My father of blessed memory, Rabbi Paul M. Katz, would always tell me, "Let the Torah speak to you, don't come with expectations, let the words come out at you. Read the words like you have never read them before, without thinking of what others have already said."

And late at night, with the distractions of the world fading away, the lesson came to me. 

Jacob, who would become Israel, for whom our nation is called onto this very day, must pass a test, a trial. For he is to become our leader, the father of our people. We shall become known as the Children of Israel, the House of Jacob. 

And Jacob was left was a long struggle, leaving home in search of a wife, waiting for a sign from God that this is the right woman for him, being betrayed by Laban the Aramean, working for many years as a sheep and goat herder, being tricked "day and night", running away with his family from Laban and his men, fearing his brother Esau who has threatened to murder him, and now he has one more test, a trial, a fight, a wrestling match, all or nothing. 

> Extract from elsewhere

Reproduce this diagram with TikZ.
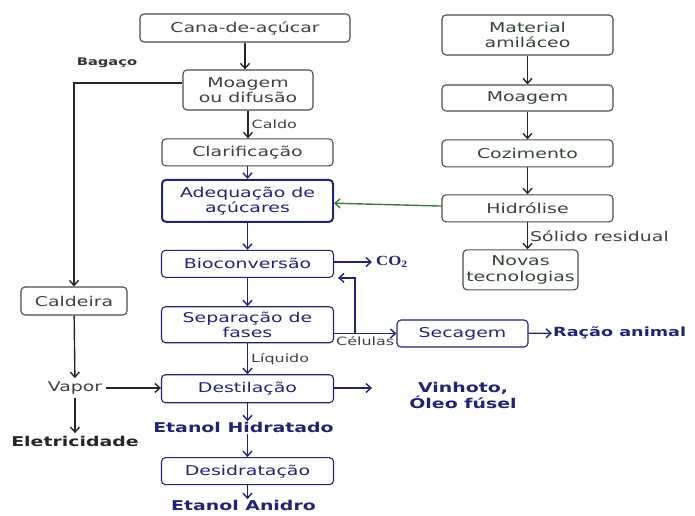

And Jacob was left alone....and the night is dark, and a fierce opponent meets him, a man, whose name is unknown to this very day. A man, who is he? Some say the angel of Esau. He was a fierce opponent for gentle, mild-mannered Jacob, a family man, a "dweller of tents". He was not a warrior or a hunter like his brother Esau. But now he had to fight for his life, for his family, for his future. Wa Yeewather Ya'aqov Levado, and Jacob was left alone...

This is the test, at some point in our lives we will be left alone, it is us just us and "the man", the unnamed, unknown opponent who has no name, and needs no name. And we must face this opponent alone. 

Many years ago I came home and asked my father to deal with a certain bullying situation, he said, "Son, you will have to learn to stand up and fight your own battles. "  And Jacob was left alone...with the man of unknown name or origin. 

Before he could become the leader of our nation, he had to face his own opponent, he had to leave his comfort zone and fight a battle he did not wish for. Alone. 

A man is alone, in the wilderness, between where he is leaving from, escaping from, and the point to which he desires to arrive. At this point, in between his Departure and Arrival, he must struggle...Until the break of dawn. "Let me go, for dawn has broken", the "Man" says, you have fought until the new light has dawned, you have struggled until day break, and now it is time for you to let go of me, it is time for you to move on, to your final destination. The dawn of a new day has broken, you are free. 

We all must struggle against our "Man", our fear, our doubt, our hesitation. We all must wrestle until the break of Dawn before we can continue to our next level. Only when Jacob has proven himself against God and man can he proceed.

What does this mean, God and Man? We can only speculate; against the physical challenges, a wrestling match to prove our strength. Our spiritual challenges; our ability to go on when all seems lost and hopeless.

Jacob was nearly paralyzed by fear of his brother. He had a large family, women and small children, he had his entire flock of sheep, goats, camels, he feared he would lose all of this. He needed a trial to overcome his fear. 

Finally he says, I will not let you go until you have blessed me. And the blessing is simply an acknowledgment of what Jacob has already achieved: for now on you shall be known as - He who has struggled with man and God and overcome, Yisrael - Israel!

Forever we have become this symbol. 

And the name of his worthy adversary? Jacob asks, and the reply, Why do you inquire as to my name, this will not be of any help to you, and he is gone.